Considérant que l'administration est en droit de contrôler la réalité des déficits nés au cours d'années prescrites, dès lors que le contribuable entend les imputer sur les revenus d'années non prescrites ;

Considérant qu'aux termes de l'article 29 du code général des impôts : « Sous réserve des dispositions des articles 33 1er et 33 quater, le revenu brut des immeubles ou parties.. d'immeubles donnés en location, est constitué par le montant des recettes brutes perçues par le propriétaire... diminué du montant des dépenses supportées par le propriétaire pour le compte des locataires » ; qu'il résulte de ces dispositions que M. Chabannier ne pouvait pas déduire de ses revenus fonciers des années 1986 et 1987 au titre des dépenses supportées par le propriétaire pour le compte de locataires, des dépenses relatives à des appartements qui n'étaient pas loués au cours de cette période ;

Considérant, en revanche, qu'il résulte de l'instruction que M. Chabannier justifie pour partie de la réalité et du financement des travaux d'amélioration, de réparation et d'entretien qu'il avait déclarés et dont la déduction n'a pas été admise par l'administration ; qu'il doit être déchargé des suppléments d'impôt sur le revenu auxquels il a été assujetti à raison de la réintégration dans ses revenus fonciers de travaux s'élevant à 12 624,74 F en 1986 et 35 778,99 F en 1987 ;

Considérant qu'il résulte de ce qui précède que M. Chabannier n'est fondé que dans cette mesure à soutenir que c'est à tort que le tribunal administratif de Lyon a rejeté sa demande de décharge des impositions supplémentaires à l'impôt sur 1e revenu auxquelles il a été assujetti au titre de ses revenus fonciers ;

DECIDE :

Article 1er : Les articles 1er et 2 de l'arrêt en date du 6 avril 1995 de la cour administrative d'appel de Lyon sont annulés.

Article 2 : M. Chabannier est déchargé des suppléments d'impôt sur le revenu auxquels il a été assujetti à raison de la réintégration dans ses revenus fonciers d'un montant de travaux d'amélioration, réparation et entretien s'élevant à 12 624,74 F au titre de l'année 1986 et à 35 778,99 F au titre de l'année 1987.

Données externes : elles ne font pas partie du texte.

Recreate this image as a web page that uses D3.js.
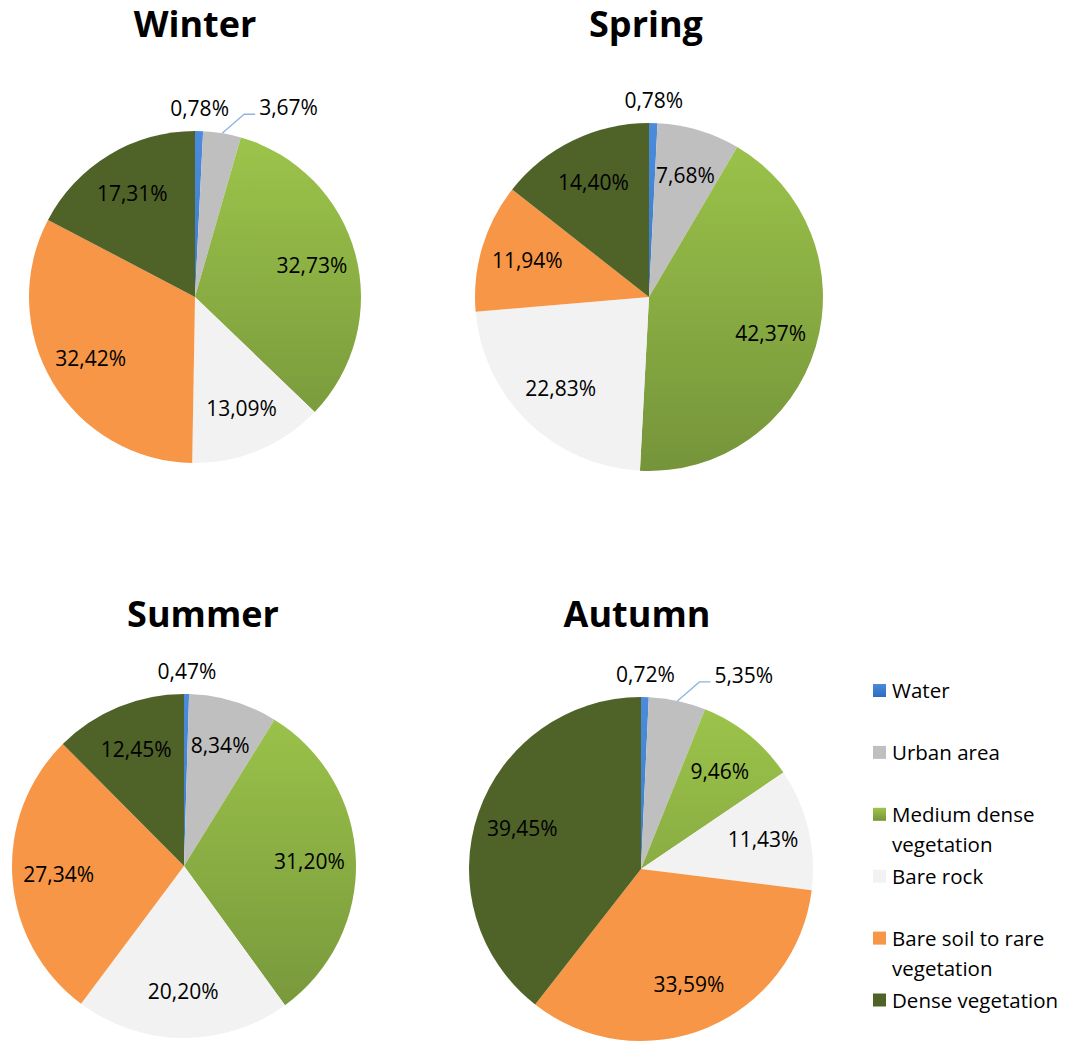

Article 3 : Le surplus des conclusions de M. Chabannier devant la cour administrative d'appel de Lyon est rejeté.

Article 4 : Le jugement n° 90-2414 du 29 avril 1993 du tribunal administratif de Lyon est réformé en ce qu'il a de contraire à la présente décision.

Article 5 : La présente décision sera notifiée au ministre de l'économie, des finances et de l'industrie et à M. Jean Chabannier.